It worked. He got in under the Serb’s skin, hitting the ball as cleanly as he did when he, not Djokovic, was the world number one. Taking the third set 6-4 on his fourth set point, he kept his fairytale run running. With Australian journalists cursing their deadlines as the possibility of Hewitt victory suddenly seemed not unthinkable, Lley Lley looked like producing another late show.

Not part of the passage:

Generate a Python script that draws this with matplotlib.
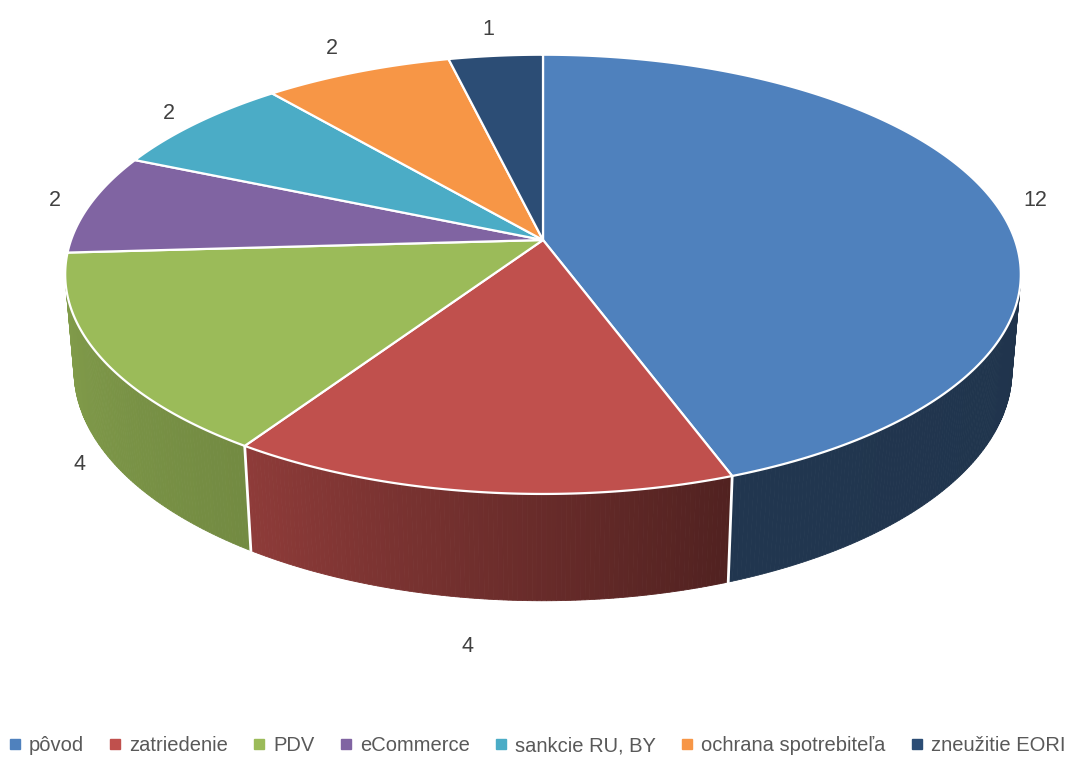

In the end, it didn’t happen, Djokovic’s confidence returning, the Fearhand doing the damage he needed it to. But still, Hewitt did not stop. Facing three match points, he fired a Fearhand of his own, an off-forehand return that bulleted well beyond Djokovic’s reach. The Serb took the win with the next point, but still, this match will be remembered for Hewitt, and his absolute inability to stop scrapping. It has been an extraordinary seven days for him.

The upsets
Ekaterina Makarova d. Serena Williams 6-2, 6-3
Yes you read that correctly. Just when it was looking like a quarter-final line-up for the big guns, along came the Makarova. The Russian, whose biggest achievement to date was winning the Eastbourne title two years ago, had a Sam Stosur moment, cleaning the lines with her serve and groundstrokes to reach her first grand slam quarter-final. With Serena struggling in the midday heat, even wearing a purple cap, Makarova didn’t blink.

Oracene Price’s facial expressions added an air of comedy to the loss, but there’s no doubt it will be a very unhappy camp Williams that absorbs this loss, Serena’s first in Melbourne since the 2008 quarter-finals.

So the big question is, will we ever see another Slam for Serena?

Kei Nishikori d. Jo-Wilfried Tsonga 2-6, 6-2, 6-1, 3-6, 6-3
Japan, prepare yourself to go bonkers. Kei Nishikori became the first Japanese man to reach the Australian Open quarter-finals, and only the second to reach any slam quarter-final, with a rip-roaring five-set win over Jo-W T, the 2008 finalist. Going two sets to one up, Nishikori withstood a comeback from the burly Frenchman, and a dead spot on Hisense Arena, but accelerated through in the fifth to win the three-and-a-half-hour epic. He plays Andy Murray next. Tantalising.

Sara Errani d. Zheng Jie 6-2, 6-1
Based on her form, it was looking like Zheng Jie would be brushing dirt off her shoulder in her presser again. But the little-known pocket rocket Italian put paid to that, handling the heat better to win 6-2, 6-1. Her first grand slam quarter-final is her reward, against Petra Kvitova.

The non-upsets
David Ferrer doing what David Ferrer does best, and coming through 6-4, 6-4, 6-1 v Richard Gasquet to reach the quarter-finals. Last year, he faced Rafa at this stage, and was an unlikely winner. Will the same happen this year?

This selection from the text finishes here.